I'm not sure the exporter can/should do this, as is isn't necessarily responsible for exporting the png (it does automatically, but only if the texture doesn't already exist). Also, multiple materials might use the same texture, but with different interpolation settings.

H4kor commented 3 years ago

Yes, changing the import settings and reimporting the texture fixes it. Might not be a bug but an enhancement as this can be confusing to new users at having the interpolation being exported too would be more convenient.

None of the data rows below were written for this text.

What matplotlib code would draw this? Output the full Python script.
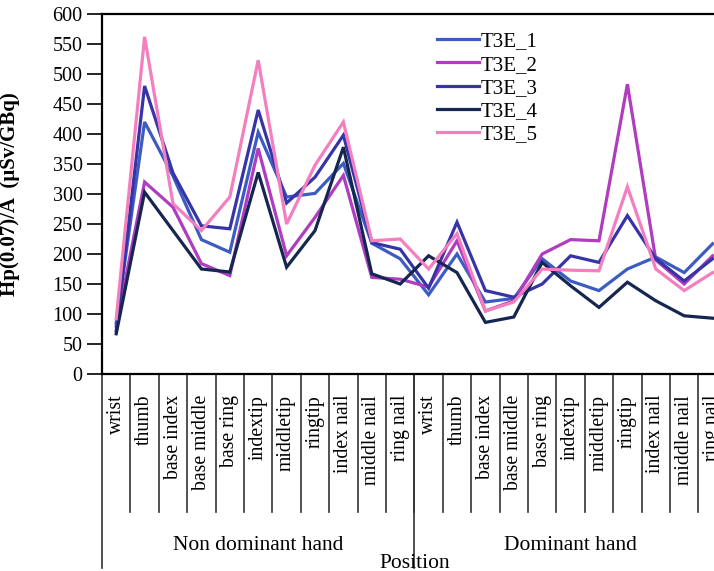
import numpy as np
import matplotlib
matplotlib.use('Agg')
from matplotlib import pyplot as plt
from matplotlib.transforms import blended_transform_factory

plt.rcParams['font.family'] = ['Liberation Serif', 'DejaVu Serif']

positions = ['wrist', 'thumb', 'base index', 'base middle', 'base ring',
             'indextip', 'middletip', 'ringtip', 'index nail', 'middle nail',
             'ring nail']
categories = positions + positions
groups = ['Non dominant hand', 'Dominant hand']

t3e_1 = [85, 420, 330, 224, 203, 403, 295, 301, 351, 218, 192,
         132, 200, 120, 126, 192, 155, 139, 175, 195, 169, 217]
t3e_2 = [80, 320, 278, 184, 164, 376, 197, 261, 331, 161, 158,
         145, 222, 105, 122, 200, 224, 222, 483, 190, 150, 197]
t3e_3 = [72, 480, 335, 247, 242, 440, 285, 328, 398, 219, 208,
         143, 253, 139, 128, 150, 197, 186, 264, 192, 155, 192]
t3e_4 = [67, 303, 239, 175, 170, 336, 178, 239, 378, 167, 150,
         197, 169, 86, 95, 186, 147, 111, 153, 122, 97, 93]
t3e_5 = [92, 562, 284, 239, 295, 523, 250, 348, 420, 222, 225,
         175, 234, 105, 120, 175, 173, 172, 312, 175, 139, 169]

series = [('T3E_1', t3e_1, '#3d5cc2'),
          ('T3E_2', t3e_2, '#b03cbf'),
          ('T3E_3', t3e_3, '#3634a6'),
          ('T3E_4', t3e_4, '#152650'),
          ('T3E_5', t3e_5, '#f47fbf')]

W, H = 714, 571
fig = plt.figure(figsize=(W / 100, H / 100), dpi=100)
ax = fig.add_axes([102 / W, 1 - 374 / H, 624.8 / W, 360 / H])

x = np.arange(len(categories))
for name, vals, col in series:
    ax.plot(x, vals, color=col, lw=2.3, label=name, solid_joinstyle='miter')

ax.set_xlim(-0.5, len(categories) - 0.5)
ax.set_ylim(0, 600)
ax.set_yticks(np.arange(0, 601, 50))
ax.tick_params(axis='y', direction='out', length=11, width=1.2, pad=3, labelsize=14.5)
ax.set_xticks(x)
ax.set_xticklabels(categories, rotation=90, va='top', fontsize=14.2)
ax.tick_params(axis='x', length=0, pad=15)
for s in ax.spines.values():
    s.set_linewidth(1.6)

ax.set_ylabel('Hp(0.07)/A  (µSv/GBq)', fontsize=15, fontweight='bold')
ax.yaxis.set_label_coords(-82 / 624.8, 0.5)

# category box lines under the axis
tr = blended_transform_factory(ax.transData, ax.transAxes)
for b in np.arange(1, len(categories) + 1) - 0.5:
    ax.plot([b, b], [0, -0.383], color='#333333', lw=1.2, transform=tr, clip_on=False)
for b in [-0.5, len(positions) - 0.5]:
    ax.plot([b, b], [0, -0.54], color='#333333', lw=1.2, transform=tr, clip_on=False)

n = len(positions)
ax.text((n - 1) / 2, -0.475, groups[0], transform=tr, ha='center', va='center', fontsize=15.5)
ax.text(n + (n - 1) / 2, -0.475, groups[1], transform=tr, ha='center', va='center', fontsize=15.5)
ax.text(n - 0.5, -0.525, 'Position', transform=tr, ha='center', va='center', fontsize=15.5)

ax.legend(loc='upper left', bbox_to_anchor=(437 / W, 1 - 32 / H), bbox_transform=fig.transFigure,
          frameon=False, fontsize=15, handlelength=2.0, handletextpad=0.1,
          labelspacing=0.17, borderpad=0, borderaxespad=0)

fig.savefig('out.png', dpi=100)
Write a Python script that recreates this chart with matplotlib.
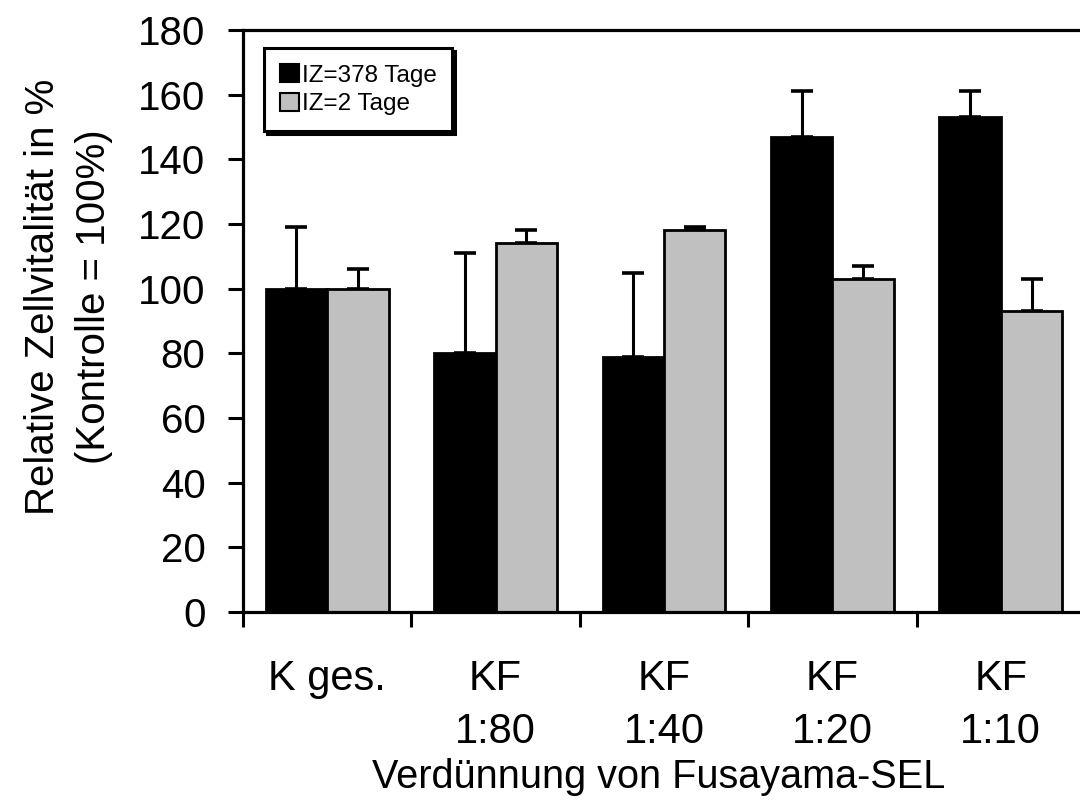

Here is an empty Project with just one import. Mipmaps are generated by default: Texture.zip

rcorre commented 3 years ago

Mipmaps are generated by default

I think that's the behavior of Godot, not the exporter. I don't think the exporter generates .import files at all. Though I suppose we could start.

I was thinking this was infeasible, since interpolation (e.g. closest/linear) is per-material, but import settings (e.g. filter/mipmaps/compression) are per-texture. You could have materials with different interpolation using the same texture. But I suppose that's pretty rare, and won't look good anyways, so maybe we should just assume you'd never want that.